Research by Hamptons Estates Agents has quantified the trend of Londoners quitting the capital in the light of the pandemic.
It says that in 2020 London leavers purchased 73,950 homes outside the capital, the highest number in four years, despite the seven-week spring closure of the housing market.
Collectively, Londoners bought £27.6 billion worth of property outside the capital this year, the highest amount since 2007 when London outmigration peaked.
But there has been a clear increase in the popularity of London outward migration since the onset of Covid-19.
In the first half of 2020, London leavers bought 6.9 per cent of homes sold outside the capital, equating to 24,480 sales.
However, in the second half of 2020, this figure rose to 7.8% and twice as many sales (49,470). In H2 2020 alone, Londoners purchased £18.4bn worth of property outside the capital, more than in any full year between 2008 and 2013.
Since the housing market re-opened in May, Londoners leaving the capital have travelled further than ever before.
The average distance moved by a Londoner buying outside the capital hit 40 miles for the first time in over a decade, up from just 28 miles during the first three months of the year.
This means the average person leaving London from May onwards travels as far as Cambridge to the north, Colchester to the east, Brighton to the south or Didcot to the west.
First-time buyers tend to retain more of their ties to the capital, moving shorter distances than anyone else. Since May, the average first-time buyer leaving the capital bought 26 miles away.
Conversely someone selling a home in London tends to sever their ties more deeply by moving much further.

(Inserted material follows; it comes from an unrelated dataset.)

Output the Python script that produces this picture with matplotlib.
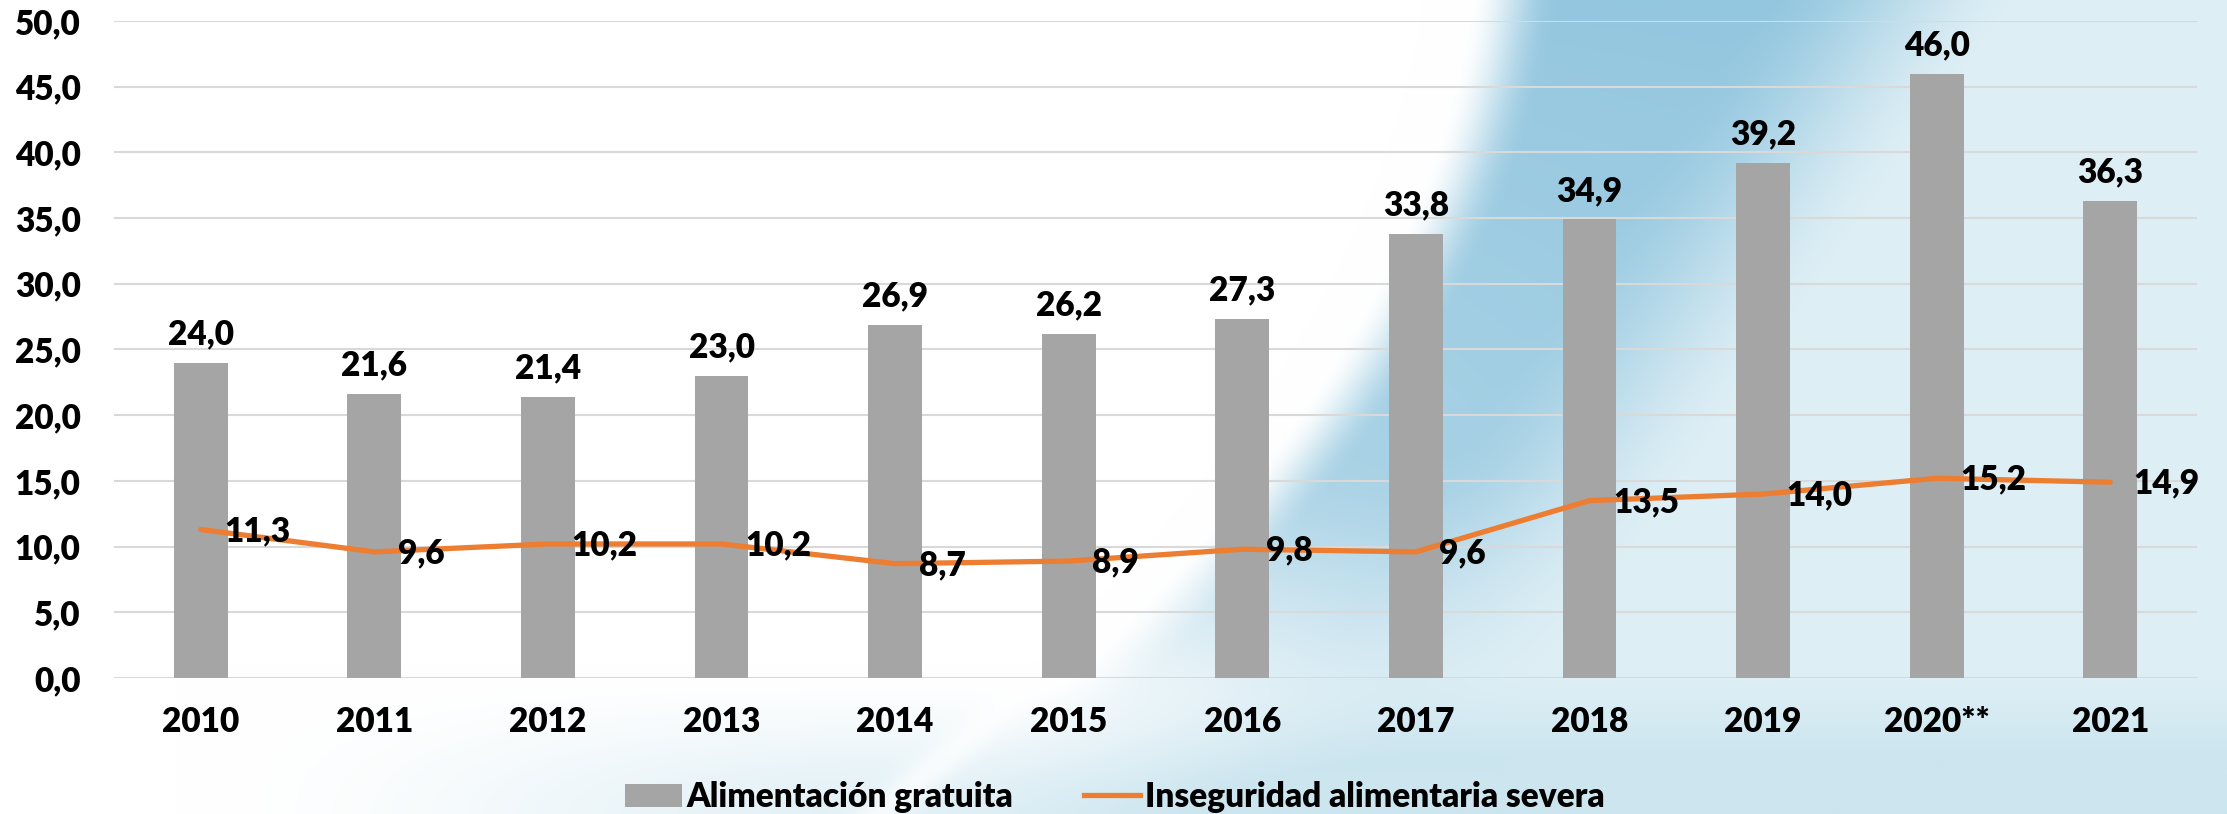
import numpy as np
import matplotlib
matplotlib.use("Agg")
import matplotlib.pyplot as plt
from matplotlib.patches import Patch
from matplotlib.lines import Line2D

years = ['2010', '2011', '2012', '2013', '2014', '2015', '2016', '2017', '2018', '2019', '2020**', '2021']
alimentacion_gratuita = [24.0, 21.6, 21.4, 23.0, 26.9, 26.2, 27.3, 33.8, 34.9, 39.2, 46.0, 36.3]
inseguridad_severa = [11.3, 9.6, 10.2, 10.2, 8.7, 8.9, 9.8, 9.6, 13.5, 14.0, 15.2, 14.9]
y_ticks = [0, 5, 10, 15, 20, 25, 30, 35, 40, 45, 50]

FONT = ['Lato', 'DejaVu Sans']
WEIGHT = 'heavy'
FS = 24
plt.rcParams['font.family'] = FONT
plt.rcParams['font.weight'] = WEIGHT

def fmt(v):
    return f"{v:.1f}".replace('.', ',')

W, H = 2227, 814
fig = plt.figure(figsize=(W / 100, H / 100), dpi=100)

# decorative background
bg = fig.add_axes([0, 0, 1, 1], zorder=0)
gx, gy = np.meshgrid(np.linspace(0, 1, 560), np.linspace(0, 1, 205))
def sstep(t, a, b):
    t = np.clip((t - a) / (b - a), 0, 1)
    return t * t * (3 - 2 * t)
xl = 0.66 - 0.05 * gy - 0.2 * gy ** 2
xr = 0.87 - 0.25 * gy
light = 0.65 * sstep(gx, xl - 0.02, xr) + 0.55 * sstep(gy, 0.82, 1.0) * sstep(gx, 0.08, 0.4)
light = np.clip(light, 0, 1)
dark = sstep(gx, xl, xl + 0.04) * (1 - sstep(gx, xr - 0.08, xr + 0.04)) * (1 - sstep(gy, 0.55, 0.95))
dark *= 0.95 - 0.35 * gy
streak = np.exp(-((gx - (xl - 0.015)) / 0.012) ** 2)
white = np.array([1.0, 1.0, 1.0])
lb = np.array([0.80, 0.90, 0.94])
db = np.array([0.56, 0.77, 0.87])
img = white * (1 - light[..., None]) + lb * light[..., None]
img = img * (1 - dark[..., None]) + db * dark[..., None]
img = img * (1 - 0.7 * streak[..., None]) + white * 0.7 * streak[..., None]
bg.imshow(img, aspect='auto', interpolation='bilinear', extent=[0, 1, 1, 0])
bg.set_axis_off()

ax = fig.add_axes([114 / W, 1 - 678 / H, (2197 - 114) / W, (678 - 21) / H], zorder=1)
ax.set_facecolor('none')
x = np.arange(len(years))

ax.bar(x, alimentacion_gratuita, width=0.31, color='#A5A5A5', zorder=2)
ax.plot(x, inseguridad_severa, color='#ED7D31', lw=3.8, zorder=3, solid_capstyle='round')

for xi, v in zip(x, alimentacion_gratuita):
    ax.annotate(fmt(v), (xi, v), xytext=(0, 9), textcoords='offset points',
                ha='center', va='bottom', fontsize=FS, fontweight=WEIGHT, color='black', zorder=4)
for xi, v in zip(x, inseguridad_severa):
    ax.annotate(fmt(v), (xi, v), xytext=(17, -1), textcoords='offset points',
                ha='left', va='center', fontsize=FS, fontweight=WEIGHT, color='black', zorder=4)

ax.set_xlim(-0.5, len(years) - 0.5)
ax.set_ylim(0, 50)
ax.set_yticks(y_ticks)
ax.set_yticklabels([fmt(v) for v in y_ticks])
ax.set_xticks(x)
ax.set_xticklabels(years)
ax.tick_params(axis='y', length=0, pad=24, labelsize=FS)
ax.tick_params(axis='x', length=0, pad=20, labelsize=FS)
for lab in ax.get_xticklabels() + ax.get_yticklabels():
    lab.set_fontweight(WEIGHT)
ax.grid(axis='y', color='#D9D9D9', lw=1.5, zorder=1)
ax.set_axisbelow(True)
for s in ax.spines.values():
    s.set_visible(False)

handles = [Patch(facecolor='#A5A5A5', edgecolor='none'),
           Line2D([0], [0], color='#ED7D31', lw=3.8)]
fig.legend(handles, ['Alimentación gratuita', 'Inseguridad alimentaria severa'],
           loc='center', bbox_to_anchor=(1115 / W, 1 - 797 / H), ncol=2, frameon=False,
           prop={'family': FONT, 'weight': WEIGHT, 'size': FS},
           handlelength=1.7, handleheight=0.7, handletextpad=0.15, columnspacing=2.1)

fig.savefig('out.png', dpi=100)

The average person selling their London home to buy outside the capital travels 41 miles, which is 57 per cent further than a first-time buyer.
These numbers are reflected in the sorts of homes leavers buy, with someone buying a two- bed property moving an average of 34 miles, while someone buying a four-bed travels 43 miles. Sevenoaks recorded the biggest increase in the share of homes bought by Londoners. This year, 62 per cent of homes in the area were bought from a Londoner, 39 per cent higher than in 2019.
“While leaving London has been a rite of passage for many, often families reaching life stage milestones, the effects of lockdown and the desire for space seems to have heightened this drift” explains Aneisha Beveridge, Head of Research at Hamptons.
“The prospect of homeworking more regularly has also meant that London leavers are moving further than ever before. The average London leaver moved 10 miles further than in 2019 as buyers’ favour space over commutability.
“We expect this outmigration trend to continue into the first half of next year too. But usually as prices in the capital begin to flatline, which we forecast to happen in the second half of 2021, more Londoners decide stay put. Even so, given the housing market has been anything but normal since the onset of Covid, we expect to see the total number of homes bought by London leavers next year hit 2016 levels.”